Three reasons come to mind:
1) Take a look at this close-up of the guts of a microcontroller.
There's a LOT going on in there. And every part of that die needs power. Power coming in from any one pin will probably have to snake it's away around a lot of stuff to get to every part of the device. Multiple power lines gives the device multiple avenues to pull power from, which keeps the voltage from dipping as much during high current events.
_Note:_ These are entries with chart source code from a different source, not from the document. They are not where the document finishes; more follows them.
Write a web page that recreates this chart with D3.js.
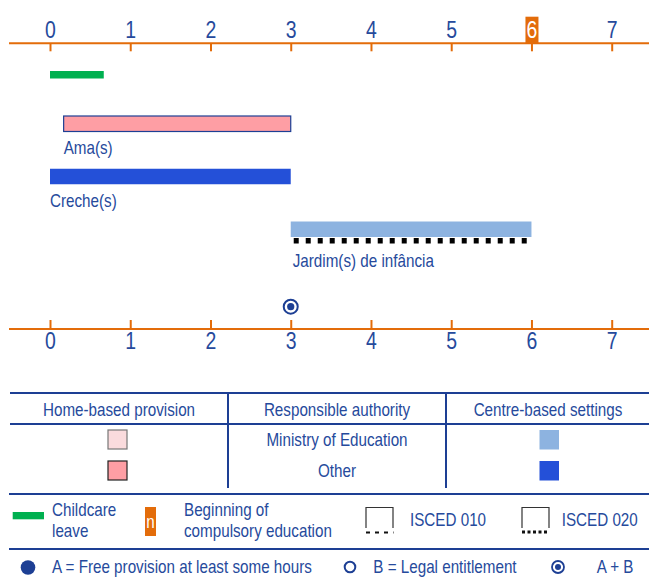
<!DOCTYPE html>
<html><head><meta charset="utf-8">
<script src="https://cdn.jsdelivr.net/npm/d3@7"></script>
<style>
html,body{margin:0;padding:0;background:#fff;}
svg{display:block;}
text{font-family:"Liberation Sans",Arial,sans-serif;fill:#264a9c;}
</style></head>
<body>
<svg id="c" width="649" height="579"></svg>
<script>
// ---------- data ----------
const ageTicks = [0,1,2,3,4,5,6,7];
const compulsoryAge = 6;
const leavePeriod = [0, 0.67];
const services = ["Ama(s)", "Creche(s)", "Jardim(s) de infância"];
const serviceStart = [0.17, 0, 3];
const serviceEnd = [3, 3, 6];
const serviceSetting = ["home", "centre", "centre"];
const serviceAuthority = ["other", "other", "moe"];
const serviceIsced = [null, null, "020"];
const entitlementAges = [3];
const entitlementTypes = ["AB"];
const tableHeaders = ["Home-based provision", "Responsible authority", "Centre-based settings"];
const authorities = ["Ministry of Education", "Other"];
const legendItems = ["Childcare", "leave", "Beginning of", "compulsory education", "ISCED 010", "ISCED 020"];
const markerLegend = ["A = Free provision at least some hours", "B = Legal entitlement", "A + B"];

// ---------- styles ----------
const ORANGE = "#e36c0a", BLUE_TXT = "#264a9c", LINE = "#1d3f94";
const NARROW = 0.845;
const fills = {home:{moe:"#fadbdd", other:"#fe9ea4"}, centre:{moe:"#8db3e0", other:"#2450d8"}};

const svg = d3.select("#c");
const x = d3.scaleLinear().domain([0,7]).range([50, 611.7]);

// narrow text helper (Arial-Narrow look)
function txt(str, tx, ty, opts={}){
  const t = svg.append("text").attr("transform",`translate(${tx},${ty}) scale(${NARROW},1)`)
    .attr("font-size",opts.size||18).text(str);
  if(opts.anchor) t.attr("text-anchor",opts.anchor);
  if(opts.fill) t.style("fill",opts.fill);
  return t;
}

// top axis
const topY = 43.3;
svg.append("line").attr("x1",9).attr("x2",649).attr("y1",topY).attr("y2",topY)
  .attr("stroke",ORANGE).attr("stroke-width",2);
const gTop = svg.append("g").attr("transform",`translate(0,${topY})`)
  .call(d3.axisTop(x).tickValues(ageTicks).tickSizeInner(-8).tickSizeOuter(0).tickPadding(5).tickFormat(d3.format("d")));
gTop.select(".domain").remove();
gTop.selectAll(".tick line").attr("stroke",ORANGE).attr("stroke-width",2);
gTop.selectAll(".tick").filter(d=>d===compulsoryAge).insert("rect","text")
  .attr("x",-6.5).attr("y",-26.6).attr("width",13).attr("height",26.6).attr("fill",ORANGE);
gTop.selectAll(".tick text").attr("font-size",23).attr("font-family",null)
  .attr("transform",`scale(${NARROW},1)`)
  .style("fill",d=>d===compulsoryAge?"#fff":BLUE_TXT);

// bottom axis
const botY = 329;
svg.append("line").attr("x1",9).attr("x2",649).attr("y1",botY).attr("y2",botY)
  .attr("stroke",ORANGE).attr("stroke-width",2);
const gBot = svg.append("g").attr("transform",`translate(0,${botY})`)
  .call(d3.axisBottom(x).tickValues(ageTicks).tickSizeInner(-9).tickSizeOuter(0).tickPadding(4).tickFormat(d3.format("d")));
gBot.select(".domain").remove();
gBot.selectAll(".tick line").attr("stroke",ORANGE).attr("stroke-width",2);
gBot.selectAll(".tick text").attr("font-size",23).attr("font-family",null)
  .attr("transform",`scale(${NARROW},1)`).style("fill",BLUE_TXT);

// childcare leave
svg.append("rect").attr("x",x(leavePeriod[0])).attr("y",71).attr("width",x(leavePeriod[1])-x(leavePeriod[0]))
  .attr("height",7.5).attr("fill","#00b050");

// services
const rowY = d3.scalePoint().domain(services).range([116, 221.5]);
const barH = 15.5;
services.forEach((s,i)=>{
  const y0 = rowY(s);
  const set = serviceSetting[i], auth = serviceAuthority[i];
  const r = svg.append("rect").attr("x",x(serviceStart[i])).attr("y",y0)
    .attr("width",x(serviceEnd[i])-x(serviceStart[i])).attr("height",barH)
    .attr("fill",fills[set][auth]);
  if(set==="home") r.attr("stroke",LINE).attr("stroke-width",1.2);
  let bottom = y0 + barH;
  if(serviceIsced[i]==="020"){
    svg.append("line").attr("x1",x(serviceStart[i])+3).attr("x2",x(serviceEnd[i]))
      .attr("y1",bottom+3.8).attr("y2",bottom+3.8).attr("stroke","#000").attr("stroke-width",5.5)
      .attr("stroke-dasharray","5,7");
    bottom += 7;
  }
  txt(s, x(serviceStart[i])+(i===2?2:0), bottom+22.5);
});

// entitlement markers
entitlementAges.forEach((a,i)=>{
  const g = svg.append("g").attr("transform",`translate(${x(a)},306.7)`);
  g.append("circle").attr("r",7).attr("fill","none").attr("stroke",LINE).attr("stroke-width",2);
  if(entitlementTypes[i]==="AB") g.append("circle").attr("r",3.6).attr("fill",LINE);
});

// table
const tl = (x1,y1,x2,y2)=>svg.append("line").attr("x1",x1).attr("y1",y1).attr("x2",x2).attr("y2",y2)
  .attr("stroke",LINE).attr("stroke-width",2);
tl(10,393,649,393); tl(10,424,649,424); tl(228,393,228,488); tl(446,393,446,488);
tl(9,494,649,494); tl(9,549,649,549);
const colX = [119, 337, 548];
tableHeaders.forEach((h,i)=>txt(h, colX[i], 416, {anchor:"middle"}));
const authKeys = ["moe","other"];
authorities.forEach((a,i)=>{
  const cy = 440 + i*31;
  txt(a, colX[1], cy+6, {anchor:"middle"});
  svg.append("rect").attr("x",108).attr("y",cy-10).attr("width",19).attr("height",19)
    .attr("fill",fills.home[authKeys[i]]).attr("stroke",i===0?"#777":"#222").attr("stroke-width",1.2);
  svg.append("rect").attr("x",539.5).attr("y",cy-10).attr("width",19.5).attr("height",19.5)
    .attr("fill",fills.centre[authKeys[i]]);
});

// legend row 1
svg.append("rect").attr("x",12.7).attr("y",512).attr("width",31.3).attr("height",7.3).attr("fill","#00b050");
txt(legendItems[0], 52, 516);
txt(legendItems[1], 52, 536.7);
svg.append("rect").attr("x",145).attr("y",507).attr("width",11).attr("height",29).attr("fill",ORANGE);
txt("n", 150.5, 528, {anchor:"middle", fill:"#fff"});
txt(legendItems[2], 184, 516);
txt(legendItems[3], 184, 536.7);
// ISCED icons
function iscedIcon(x0, dash, thick){
  const g = svg.append("g");
  g.append("path").attr("d",`M${x0},528 V507.5 H${x0+27} V528`).attr("fill","none").attr("stroke","#333").attr("stroke-width",1.2);
  g.append("line").attr("x1",x0).attr("x2",x0+27.5).attr("y1",532.5-thick/2+1).attr("y2",532.5-thick/2+1)
    .attr("stroke","#111").attr("stroke-width",thick).attr("stroke-dasharray",dash);
}
iscedIcon(366, "4,5", 2);
iscedIcon(522, "3,2.5", 3);
txt(legendItems[4], 410, 525.7);
txt(legendItems[5], 561.7, 525.7);

// legend row 2
svg.append("circle").attr("cx",28).attr("cy",567.5).attr("r",7.3).attr("fill",LINE);
txt(markerLegend[0], 52, 572.7);
svg.append("circle").attr("cx",350).attr("cy",567).attr("r",5.3).attr("fill","none").attr("stroke",LINE).attr("stroke-width",2);
txt(markerLegend[1], 373.3, 572.7);
svg.append("circle").attr("cx",558).attr("cy",567).attr("r",6).attr("fill","none").attr("stroke",LINE).attr("stroke-width",1.8);
svg.append("circle").attr("cx",558).attr("cy",567).attr("r",3).attr("fill",LINE);
txt(markerLegend[2], 596.7, 572.7);
</script>
</body></html>
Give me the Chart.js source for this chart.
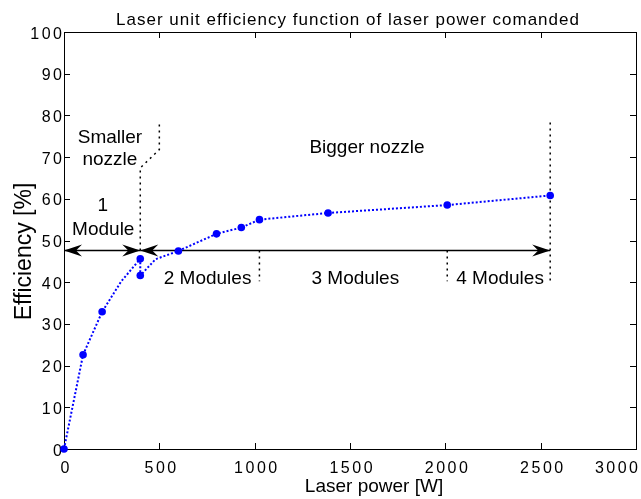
<!DOCTYPE html>
<html>
<head>
<meta charset="utf-8">
<script src="https://cdn.jsdelivr.net/npm/chart.js@4.4.1/dist/chart.umd.min.js"></script>
<style>
  html, body { margin: 0; padding: 0; background: #fff; }
  #wrap { width: 641px; height: 499px; }
</style>
</head>
<body>
<div id="wrap"><canvas id="effChart" width="641" height="499"></canvas></div>
<script>
"use strict";

// measured points: laser power [W] / efficiency [%]
var powerW = [0, 100, 200, 300, 400, 400, 480, 600, 800, 930, 1025, 1385, 2010, 2550];
var efficiency = [0, 22.6, 32.9, 40.2, 45.6, 41.6, 45.5, 47.5, 51.6, 53.1, 55.0, 56.6, 58.5, 60.8];
var hasMarker = [1, 1, 1, 0, 1, 1, 0, 1, 1, 1, 1, 1, 1, 1];

var xTicks = [0, 500, 1000, 1500, 2000, 2500, 3000];
var yTicks = [0, 10, 20, 30, 40, 50, 60, 70, 80, 90, 100];

// nozzle / module guides
var nozzleSplitX = [400, 400, 500, 500];
var nozzleSplitY = [47.6, 67.4, 71.8, 78.3];
var arrowLevel = 47.6;
var moduleEdges = [0, 400, 1025, 2010, 2550];
var dividerLow = 40.2;
var lastEdgeTop = 78.3;

var noteText = ["Smaller", "nozzle", "1", "Module", "Bigger nozzle", "2 Modules", "3 Modules", "4 Modules"];
var noteX = [241, 241, 203, 206, 1589, 753, 1528, 2287];
var noteY = [73.5, 68.0, 57.0, 51.4, 71.1, 39.6, 39.6, 39.6];

var blue = "#0000ff";

function pts(xs, ys) {
  return xs.map(function (v, i) { return { x: v, y: ys[i] }; });
}

function guide(data, dashed) {
  return {
    data: data,
    showLine: true,
    borderColor: "#000",
    borderWidth: 1.5,
    borderDash: dashed ? [2, 4] : [],
    pointRadius: 0,
    clip: false
  };
}

var datasets = [
  {
    label: "Efficiency",
    data: pts(powerW, efficiency),
    showLine: true,
    borderColor: blue,
    borderWidth: 2,
    borderDash: [2, 2],
    pointRadius: hasMarker.map(function (m) { return m ? 3.8 : 0; }),
    pointBackgroundColor: blue,
    pointBorderWidth: 0,
    clip: false
  },
  guide(pts(nozzleSplitX, nozzleSplitY), true),
  guide(pts([moduleEdges[2], moduleEdges[2]], [arrowLevel, dividerLow]), true),
  guide(pts([moduleEdges[3], moduleEdges[3]], [arrowLevel, dividerLow]), true),
  guide(pts([moduleEdges[4], moduleEdges[4]], [lastEdgeTop, dividerLow]), true),
  guide(pts([moduleEdges[0], moduleEdges[1]], [arrowLevel, arrowLevel]), false),
  guide(pts([moduleEdges[1], moduleEdges[4]], [arrowLevel, arrowLevel]), false)
];

function arrowHead(ctx, tx, ty, dir) {
  var L = 18, w = 6, notch = 6;
  ctx.beginPath();
  ctx.moveTo(tx, ty);
  ctx.lineTo(tx - dir * L, ty - w);
  ctx.lineTo(tx - dir * (L - notch), ty);
  ctx.lineTo(tx - dir * L, ty + w);
  ctx.closePath();
  ctx.fill();
}

var matlabFrame = {
  id: "matlabFrame",
  beforeDatasetsDraw: function (chart) {
    var ctx = chart.ctx, a = chart.chartArea;
    var xs = chart.scales.x, ys = chart.scales.y;
    ctx.save();
    ctx.strokeStyle = "#000";
    ctx.lineWidth = 1;
    ctx.strokeRect(a.left + 0.5, a.top + 0.5, a.right - a.left, a.bottom - a.top);
    ctx.beginPath();
    xs.ticks.forEach(function (t) {
      var px = Math.round(xs.getPixelForValue(t.value)) + 0.5;
      ctx.moveTo(px, a.bottom); ctx.lineTo(px, a.bottom - 6);
      ctx.moveTo(px, a.top); ctx.lineTo(px, a.top + 6);
    });
    ys.ticks.forEach(function (t) {
      var py = Math.round(ys.getPixelForValue(t.value)) + 0.5;
      ctx.moveTo(a.left, py); ctx.lineTo(a.left + 6, py);
      ctx.moveTo(a.right, py); ctx.lineTo(a.right - 6, py);
    });
    ctx.stroke();

    // tick labels (wide tracking like the original export)
    ctx.fillStyle = "#000";
    ctx.font = '16px "Liberation Sans", Arial, sans-serif';
    ctx.letterSpacing = "2.5px";
    ctx.textBaseline = "alphabetic";
    ctx.textAlign = "left";
    xs.ticks.forEach(function (t) {
      var s = String(t.value);
      var w = ctx.measureText(s).width - 2.5;
      var left = xs.getPixelForValue(t.value) + 1 - w / 2;
      if (left + w > chart.width - 3) left = chart.width - 3 - w;
      ctx.fillText(s, left, 472.5);
    });
    ctx.textAlign = "right";
    ys.ticks.forEach(function (t) {
      ctx.fillText(String(t.value), a.left + 0.5, ys.getPixelForValue(t.value) + 6.5);
    });

    // title
    ctx.letterSpacing = "1px";
    ctx.font = '17px "Liberation Sans", Arial, sans-serif';
    ctx.textAlign = "center";
    ctx.fillText("Laser unit efficiency function of laser power comanded", 348, 25);

    // axis titles
    ctx.letterSpacing = "0px";
    ctx.font = '19px "Liberation Sans", Arial, sans-serif';
    ctx.fillText("Laser power [W]", 374, 491.5);
    ctx.save();
    ctx.translate(31, 251.5);
    ctx.rotate(-Math.PI / 2);
    ctx.font = '23px "Liberation Sans", Arial, sans-serif';
    ctx.fillText("Efficiency [%]", 0, 0);
    ctx.restore();
    ctx.restore();
  },
  afterDatasetsDraw: function (chart) {
    var ctx = chart.ctx;
    var xs = chart.scales.x, ys = chart.scales.y;
    ctx.save();
    ctx.fillStyle = "#000";
    var ay = ys.getPixelForValue(arrowLevel);
    arrowHead(ctx, xs.getPixelForValue(moduleEdges[0]), ay, -1);
    arrowHead(ctx, xs.getPixelForValue(moduleEdges[1]), ay, 1);
    arrowHead(ctx, xs.getPixelForValue(moduleEdges[1]), ay, -1);
    arrowHead(ctx, xs.getPixelForValue(moduleEdges[4]), ay, 1);

    ctx.font = '19px "Liberation Sans", Arial, sans-serif';
    ctx.textAlign = "center";
    ctx.textBaseline = "alphabetic";
    noteText.forEach(function (txt, i) {
      ctx.fillText(txt, xs.getPixelForValue(noteX[i]), ys.getPixelForValue(noteY[i]));
    });
    ctx.restore();
  }
};

new Chart(document.getElementById("effChart"), {
  type: "scatter",
  data: { datasets: datasets },
  options: {
    responsive: false,
    animation: false,
    layout: { padding: { top: 32, right: 5, left: 0, bottom: 0 } },
    plugins: {
      legend: { display: false },
      tooltip: { enabled: false },
      title: { display: false }
    },
    scales: {
      x: {
        type: "linear",
        min: 0,
        max: 3000,
        grid: { display: false },
        border: { display: false },
        ticks: { display: false },
        afterBuildTicks: function (scale) {
          scale.ticks = xTicks.map(function (v) { return { value: v }; });
        },
        afterFit: function (scale) { scale.height = 50; }
      },
      y: {
        type: "linear",
        min: 0,
        max: 100,
        grid: { display: false },
        border: { display: false },
        ticks: { display: false },
        afterBuildTicks: function (scale) {
          scale.ticks = yTicks.map(function (v) { return { value: v }; });
        },
        afterFit: function (scale) { scale.width = 64; }
      }
    }
  },
  plugins: [matlabFrame]
});
</script>
</body>
</html>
2) Sometimes the different power pins supply specific peripherals within the chip. This is done when certain peripherals need as clean a voltage supply as possible to operate correctly. If the peripherals share the power supply that the rest of the chip uses, it may be subject to noise on the line and voltage dips. An example is the analog power supply. You noticed it's typical to see an AVCC pin on MCUs. That pin is a dedicated supply just for the analog peripherals on the chip. Really, this is just an extension of #1 above.
3) It's not uncommon for an MCU to power its core at one voltage but operate peripherals at another. For example, an ARM chip I worked with recently used 1.8V for its core. However, the digital output pins would supply 3.3V when driven high. Therefore, the chip required a 1.8V supply and a separate 3.3V supply.
The main thing to remember is that all of those supply pins are absultely necessary to connect. They are not optional, even when doing development work.
As for the bottom pad on the chip, it's there for extra heat sinking. The chip designer decided that the casing and pins of the chip may not sink the heat away from the silicon enough. So the extra pad on the bottom acts like a heat sink to help keep the temperature down. If the part is expected to need to dissipate a lot of heat, you'd want to have a large copper pour to solder that pad onto.